Steve Plunkett, CTO, Broadcast and Media Services, Ericsson: When we were approached by BT a little under a year ago and they said they would like to launch a live UHD 4K sports channel, we wondered how it easy it would be to build a live linear channel. And, actually, it was quite difficult. Many of the vendors we would use to build linear channels today were unable to provide any products within the playout domain, so we had source products from different parts of the ecosystem [and] lots of production infrastructure, which is not normally applied in playout. We had to write new software drivers so we could control them using traditional automation systems. We launched that in August and is carrying some of the highest profile sports content in Europe. It’s been a relatively bumpy ride to get to launch, but it’s been very stable since launch.

Would it be easier to launch a UHD channel today compared to your initial development with BT Sport UHD?

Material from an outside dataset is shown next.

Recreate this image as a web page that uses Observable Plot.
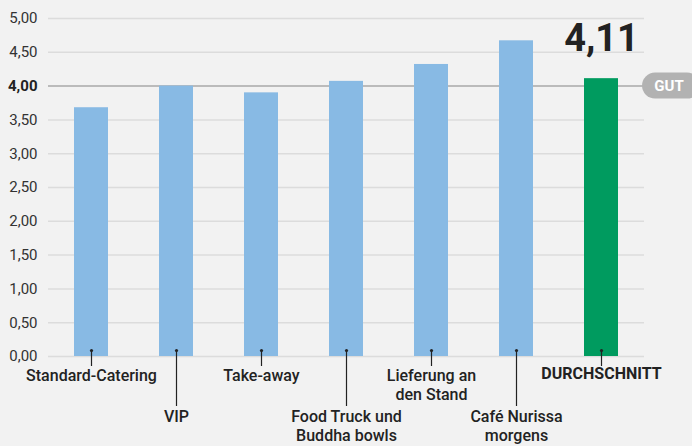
<!DOCTYPE html>
<html>
<head>
<meta charset="utf-8">
<script src="https://cdn.jsdelivr.net/npm/d3@7"></script>
<script src="https://cdn.jsdelivr.net/npm/@observablehq/plot@0.6"></script>
<style>
  html, body { margin: 0; padding: 0; background: #f2f2f2; }
  #chart { width: 692px; height: 446px; overflow: hidden; }
</style>
</head>
<body>
<div id="chart"></div>
<script>
const categories = ["Standard-Catering", "VIP", "Take-away", "Food Truck und\nBuddha bowls", "Lieferung an\nden Stand", "Café Nurissa\nmorgens", "DURCHSCHNITT"];
const values = [3.68, 4.00, 3.90, 4.07, 4.32, 4.67, 4.11];
const yTicks = [0, 0.5, 1, 1.5, 2, 2.5, 3, 3.5, 4, 4.5, 5];
const benchmark = 4;
const benchmarkLabel = "GUT";
const averageCategory = "DURCHSCHNITT";

const fmt = d => d.toFixed(2).replace(".", ",");
const data = categories.map((c, i) => ({cat: c, value: values[i], row: i % 2, avg: c === averageCategory}));

const blue = "#88bae4";
const green = "#009b5f";
const font = "Roboto, 'Noto Sans', sans-serif";

const plot = Plot.plot({
  width: 692,
  height: 446,
  marginLeft: 48,
  marginRight: 48,
  marginTop: 18,
  marginBottom: 90,
  style: {background: "#f2f2f2", fontFamily: font, fontSize: "15px", color: "#333", overflow: "visible"},
  x: {domain: categories, paddingInner: 0.6, paddingOuter: 0.295, axis: null},
  y: {domain: [0, 5], axis: null},
  marks: [
    Plot.ruleY(yTicks.filter(d => d !== benchmark), {stroke: "#dcdcdc", strokeWidth: 1.5}),
    Plot.ruleY([benchmark], {stroke: "#a8a8a8", strokeWidth: 1.5}),
    Plot.axisY(yTicks.filter(d => d !== benchmark), {label: null, tickSize: 0, tickPadding: 11, tickFormat: fmt, fontSize: 15, fill: "#333"}),
    Plot.axisY([benchmark], {label: null, tickSize: 0, tickPadding: 11, tickFormat: fmt, fontSize: 15, fontWeight: "bold", fill: "#222"}),
    Plot.barY(data.filter(d => !d.avg), {x: "cat", y: "value", fill: blue}),
    Plot.barY(data.filter(d => d.avg), {x: "cat", y: "value", fill: green}),
    Plot.ruleX(data.filter(d => d.row === 0), {x: "cat", y1: 0, y2: 0, insetTop: -6, insetBottom: -10, stroke: "#222", strokeWidth: 1.2}),
    Plot.ruleX(data.filter(d => d.row === 1), {x: "cat", y1: 0, y2: 0, insetTop: -6, insetBottom: -50, stroke: "#222", strokeWidth: 1.2}),
    Plot.dot(data, {x: "cat", y: 0, dy: -6, r: 1.6, fill: "#222", stroke: null}),
    Plot.text(data.filter(d => d.row === 0 && !d.avg), {x: "cat", y: 0, text: "cat", lineAnchor: "top", dy: 11, fontSize: 16, fontWeight: 500, lineHeight: 1.2, fill: "#222"}),
    Plot.text(data.filter(d => d.row === 0 && d.avg), {x: "cat", y: 0, text: "cat", lineAnchor: "top", dy: 11, fontSize: 16, fontWeight: "bold", fill: "#222"}),
    Plot.text(data.filter(d => d.row === 1), {x: "cat", y: 0, text: "cat", lineAnchor: "top", dy: 52, fontSize: 16, fontWeight: 500, lineHeight: 1.2, fill: "#222"}),
    Plot.text(data.filter(d => d.avg), {x: "cat", y: "value", text: d => fmt(d.value), lineAnchor: "bottom", dy: -28, fontSize: 38, fontWeight: "bold", fill: "#222"})
  ]
});

// benchmark badge
const yScale = plot.scale("y");
const yb = yScale.apply(benchmark);
const svg = d3.select(plot);
const g = svg.append("g");
g.append("rect").attr("x", 642).attr("y", yb - 13).attr("width", 58).attr("height", 26).attr("rx", 13).attr("fill", "#b2b2b2");
g.append("text").attr("x", 669).attr("y", yb).attr("dy", "0.36em").attr("text-anchor", "middle")
  .attr("fill", "#fff").attr("font-weight", "bold").attr("font-size", 15).attr("font-family", font).text(benchmarkLabel);

document.getElementById("chart").appendChild(plot);
</script>
</body>
</html>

Plunkett: We have gained a huge amount of experience. Many of the vendors that were unable to provide projects in the opening six months of this year can now provide those products today. So if we were to design a channel to launch next summer, we could probably utilize the more familiar technologies from the vendors we would typically work with. Carrying quad 3G SDI is a non-trivial activity through a live facility. We would like to use IP, but IP is not quite ready. If you are building one right now, you have to make certain technical decisions around current and next generation technologies and what is viable.

What differentiates traditional MVPD’s 4K UHD services from OTT providers like Netflix and Amazon, which are already offering VOD 4K UHD services?

Goswitz: I think we have more of a conviction about live sports. Amazon and Netflix are not going to be doing live sports. People that buy [4K] televisions this Christmas are going to watch sports and we hope to be the provider of that.